**Available data:**
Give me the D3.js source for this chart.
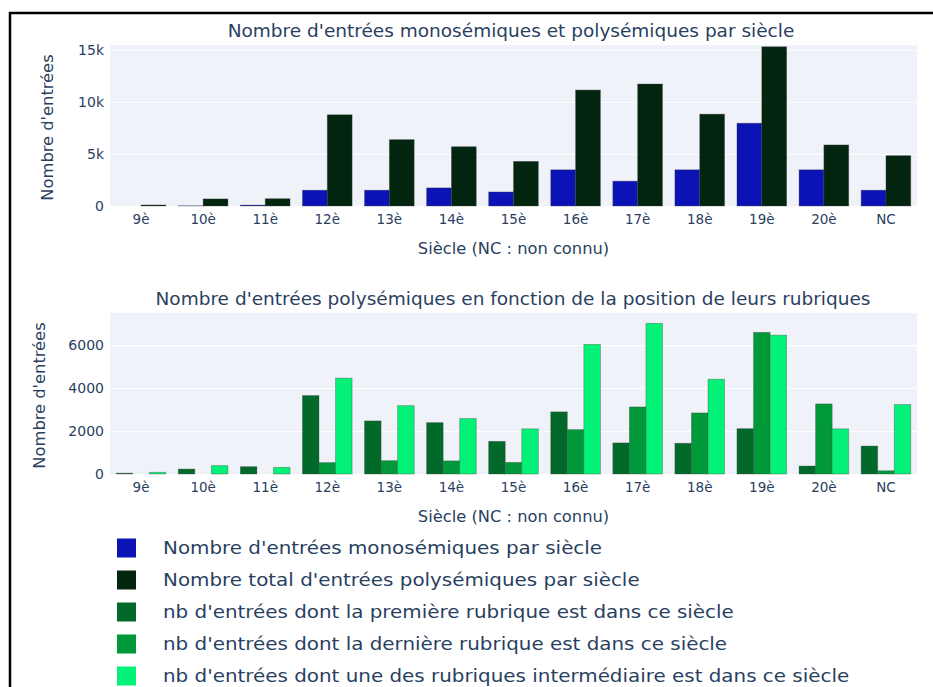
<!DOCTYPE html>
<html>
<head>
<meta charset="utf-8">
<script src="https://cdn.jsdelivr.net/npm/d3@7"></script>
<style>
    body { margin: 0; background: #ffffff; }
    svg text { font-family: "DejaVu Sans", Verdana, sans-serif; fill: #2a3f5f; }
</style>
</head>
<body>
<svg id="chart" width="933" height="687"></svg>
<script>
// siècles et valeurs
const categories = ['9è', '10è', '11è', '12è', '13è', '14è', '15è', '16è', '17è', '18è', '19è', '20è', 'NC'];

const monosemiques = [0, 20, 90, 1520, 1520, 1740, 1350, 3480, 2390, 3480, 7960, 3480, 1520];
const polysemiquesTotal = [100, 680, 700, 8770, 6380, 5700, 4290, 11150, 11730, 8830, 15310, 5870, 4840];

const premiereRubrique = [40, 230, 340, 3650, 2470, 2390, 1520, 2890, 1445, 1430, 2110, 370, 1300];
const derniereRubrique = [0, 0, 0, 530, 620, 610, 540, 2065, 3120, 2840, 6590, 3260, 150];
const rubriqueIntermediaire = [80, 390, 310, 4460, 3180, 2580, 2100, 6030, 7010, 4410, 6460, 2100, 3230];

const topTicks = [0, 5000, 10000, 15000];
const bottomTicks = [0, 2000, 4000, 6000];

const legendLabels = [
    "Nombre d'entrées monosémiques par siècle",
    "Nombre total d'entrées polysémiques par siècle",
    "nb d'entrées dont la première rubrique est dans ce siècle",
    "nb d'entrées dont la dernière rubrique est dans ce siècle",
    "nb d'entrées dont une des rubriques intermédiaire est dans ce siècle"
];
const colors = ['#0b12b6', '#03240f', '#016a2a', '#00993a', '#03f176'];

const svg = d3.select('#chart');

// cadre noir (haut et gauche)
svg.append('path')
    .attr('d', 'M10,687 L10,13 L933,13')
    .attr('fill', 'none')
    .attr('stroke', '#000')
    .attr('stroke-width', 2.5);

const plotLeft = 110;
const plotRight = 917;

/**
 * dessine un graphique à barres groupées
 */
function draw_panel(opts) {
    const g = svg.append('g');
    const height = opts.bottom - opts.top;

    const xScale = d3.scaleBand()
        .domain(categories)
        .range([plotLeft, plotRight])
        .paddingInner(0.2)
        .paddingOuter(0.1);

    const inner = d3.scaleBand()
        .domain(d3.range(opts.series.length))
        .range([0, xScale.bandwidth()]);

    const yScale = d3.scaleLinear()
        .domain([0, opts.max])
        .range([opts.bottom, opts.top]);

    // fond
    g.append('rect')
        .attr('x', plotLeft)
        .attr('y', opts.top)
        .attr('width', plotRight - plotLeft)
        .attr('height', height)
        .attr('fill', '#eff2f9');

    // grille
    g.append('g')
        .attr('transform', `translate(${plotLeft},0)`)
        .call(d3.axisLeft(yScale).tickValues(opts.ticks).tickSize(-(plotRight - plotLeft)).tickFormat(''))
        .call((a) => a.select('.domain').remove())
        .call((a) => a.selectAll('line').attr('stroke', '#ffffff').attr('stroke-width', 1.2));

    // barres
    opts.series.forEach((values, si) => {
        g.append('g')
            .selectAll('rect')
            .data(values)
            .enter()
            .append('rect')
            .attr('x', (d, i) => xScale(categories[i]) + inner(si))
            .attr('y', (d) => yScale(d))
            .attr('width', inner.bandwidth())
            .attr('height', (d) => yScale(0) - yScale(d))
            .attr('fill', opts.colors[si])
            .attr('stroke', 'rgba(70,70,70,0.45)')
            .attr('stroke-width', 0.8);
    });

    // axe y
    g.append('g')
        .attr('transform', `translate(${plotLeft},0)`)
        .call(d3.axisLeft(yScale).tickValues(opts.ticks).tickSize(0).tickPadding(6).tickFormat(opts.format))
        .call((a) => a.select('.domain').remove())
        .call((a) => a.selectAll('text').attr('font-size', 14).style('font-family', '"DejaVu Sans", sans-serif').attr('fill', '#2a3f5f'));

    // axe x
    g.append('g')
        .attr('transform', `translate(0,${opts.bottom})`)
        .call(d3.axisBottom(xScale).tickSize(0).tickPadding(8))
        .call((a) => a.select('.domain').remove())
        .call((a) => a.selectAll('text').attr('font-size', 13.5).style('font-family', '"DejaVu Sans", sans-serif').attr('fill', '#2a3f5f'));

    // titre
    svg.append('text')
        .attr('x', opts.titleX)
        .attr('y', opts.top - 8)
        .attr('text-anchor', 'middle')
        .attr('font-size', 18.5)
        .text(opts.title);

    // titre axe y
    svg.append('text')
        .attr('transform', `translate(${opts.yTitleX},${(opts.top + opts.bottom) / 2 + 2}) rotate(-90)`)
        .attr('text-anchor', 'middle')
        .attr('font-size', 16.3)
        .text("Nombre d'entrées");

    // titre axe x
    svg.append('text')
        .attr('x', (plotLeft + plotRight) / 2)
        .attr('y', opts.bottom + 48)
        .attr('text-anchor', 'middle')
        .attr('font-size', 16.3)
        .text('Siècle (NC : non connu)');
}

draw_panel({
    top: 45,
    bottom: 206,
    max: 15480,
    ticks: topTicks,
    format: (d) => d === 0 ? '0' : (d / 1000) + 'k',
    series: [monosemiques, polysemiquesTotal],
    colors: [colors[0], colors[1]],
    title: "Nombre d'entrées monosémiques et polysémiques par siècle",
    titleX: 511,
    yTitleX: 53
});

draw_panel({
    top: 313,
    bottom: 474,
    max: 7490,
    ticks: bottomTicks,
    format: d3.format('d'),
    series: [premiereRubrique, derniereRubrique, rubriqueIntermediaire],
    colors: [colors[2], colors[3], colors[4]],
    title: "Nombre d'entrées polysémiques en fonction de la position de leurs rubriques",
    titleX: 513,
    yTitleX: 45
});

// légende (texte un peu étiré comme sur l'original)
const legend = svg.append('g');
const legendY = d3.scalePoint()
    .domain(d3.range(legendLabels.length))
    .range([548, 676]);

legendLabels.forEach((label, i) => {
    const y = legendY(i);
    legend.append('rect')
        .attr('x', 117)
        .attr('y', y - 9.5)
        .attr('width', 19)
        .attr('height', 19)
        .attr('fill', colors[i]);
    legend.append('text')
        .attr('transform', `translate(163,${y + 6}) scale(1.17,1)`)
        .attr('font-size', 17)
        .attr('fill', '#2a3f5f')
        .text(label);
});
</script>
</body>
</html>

**Goal of the exercise:** Gather each line in the data that holds the string "chart".

**Written solution:**
Give me the D3.js source for this chart.
<svg id="chart" width="933" height="687"></svg>
const svg = d3.select('#chart');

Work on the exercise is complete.